■ Data supplied ■

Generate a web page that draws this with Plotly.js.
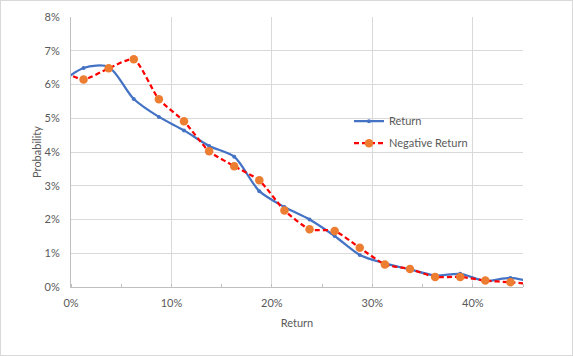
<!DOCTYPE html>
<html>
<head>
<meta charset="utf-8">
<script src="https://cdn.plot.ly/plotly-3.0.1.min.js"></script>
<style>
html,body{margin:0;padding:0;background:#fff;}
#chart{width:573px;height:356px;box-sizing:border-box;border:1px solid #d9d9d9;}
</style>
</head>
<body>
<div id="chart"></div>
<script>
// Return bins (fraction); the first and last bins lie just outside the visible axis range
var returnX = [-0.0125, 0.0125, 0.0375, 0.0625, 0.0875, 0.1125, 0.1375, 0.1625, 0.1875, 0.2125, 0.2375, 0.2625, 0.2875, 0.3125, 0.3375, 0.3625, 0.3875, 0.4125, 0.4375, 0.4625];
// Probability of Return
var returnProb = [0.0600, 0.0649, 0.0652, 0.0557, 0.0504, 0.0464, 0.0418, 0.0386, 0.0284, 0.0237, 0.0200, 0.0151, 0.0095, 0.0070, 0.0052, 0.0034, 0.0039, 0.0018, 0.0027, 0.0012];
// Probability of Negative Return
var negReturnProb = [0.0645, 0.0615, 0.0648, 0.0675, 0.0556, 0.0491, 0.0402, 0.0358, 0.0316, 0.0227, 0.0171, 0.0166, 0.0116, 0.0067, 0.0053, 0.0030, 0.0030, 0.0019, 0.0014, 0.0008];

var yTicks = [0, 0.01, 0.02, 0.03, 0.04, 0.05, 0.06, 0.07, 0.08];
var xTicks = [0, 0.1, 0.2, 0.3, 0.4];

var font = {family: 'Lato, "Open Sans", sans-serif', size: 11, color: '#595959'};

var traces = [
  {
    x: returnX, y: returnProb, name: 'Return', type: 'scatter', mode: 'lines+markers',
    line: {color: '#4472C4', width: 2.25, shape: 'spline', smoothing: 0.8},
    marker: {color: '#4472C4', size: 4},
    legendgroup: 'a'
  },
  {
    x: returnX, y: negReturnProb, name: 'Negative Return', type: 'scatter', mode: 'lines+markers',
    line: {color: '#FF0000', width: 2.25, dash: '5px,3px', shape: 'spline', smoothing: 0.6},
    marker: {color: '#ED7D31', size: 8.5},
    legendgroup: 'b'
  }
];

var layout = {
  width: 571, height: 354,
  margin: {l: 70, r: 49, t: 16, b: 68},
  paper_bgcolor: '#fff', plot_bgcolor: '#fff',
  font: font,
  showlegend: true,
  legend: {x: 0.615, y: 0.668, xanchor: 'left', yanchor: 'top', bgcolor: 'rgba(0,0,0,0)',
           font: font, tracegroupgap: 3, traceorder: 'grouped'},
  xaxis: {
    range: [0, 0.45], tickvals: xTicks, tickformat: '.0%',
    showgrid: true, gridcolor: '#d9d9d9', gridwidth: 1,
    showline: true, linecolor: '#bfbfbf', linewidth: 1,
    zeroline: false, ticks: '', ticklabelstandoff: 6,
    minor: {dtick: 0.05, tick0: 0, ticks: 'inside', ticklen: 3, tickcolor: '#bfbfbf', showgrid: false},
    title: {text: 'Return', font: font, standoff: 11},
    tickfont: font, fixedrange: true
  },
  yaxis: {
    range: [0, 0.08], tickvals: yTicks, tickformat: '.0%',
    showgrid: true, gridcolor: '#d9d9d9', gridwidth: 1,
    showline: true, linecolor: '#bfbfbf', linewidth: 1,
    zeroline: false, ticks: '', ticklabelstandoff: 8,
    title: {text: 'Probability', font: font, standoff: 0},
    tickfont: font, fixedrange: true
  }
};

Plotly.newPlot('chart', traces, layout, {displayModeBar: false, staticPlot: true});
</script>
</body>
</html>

* * *

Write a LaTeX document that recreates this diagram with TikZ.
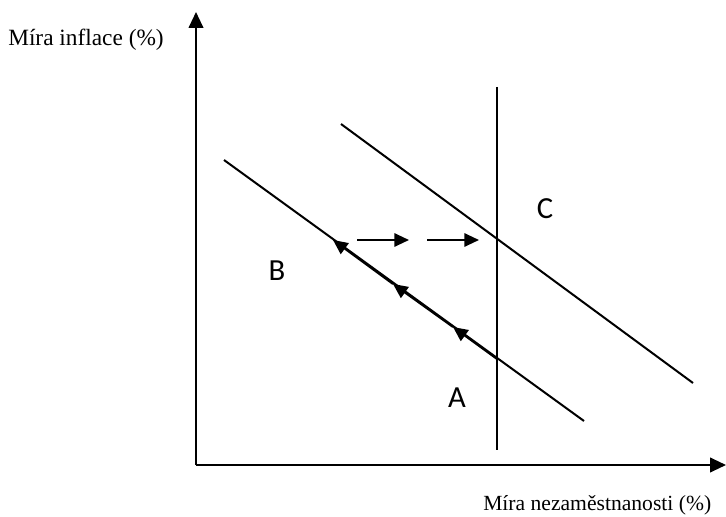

■ What you are asked to do ■
Above are the records. Copy every line in them holding "that".

■ Exercise response ■
Generate a web page that draws this with Plotly.js.
Write a LaTeX document that recreates this diagram with TikZ.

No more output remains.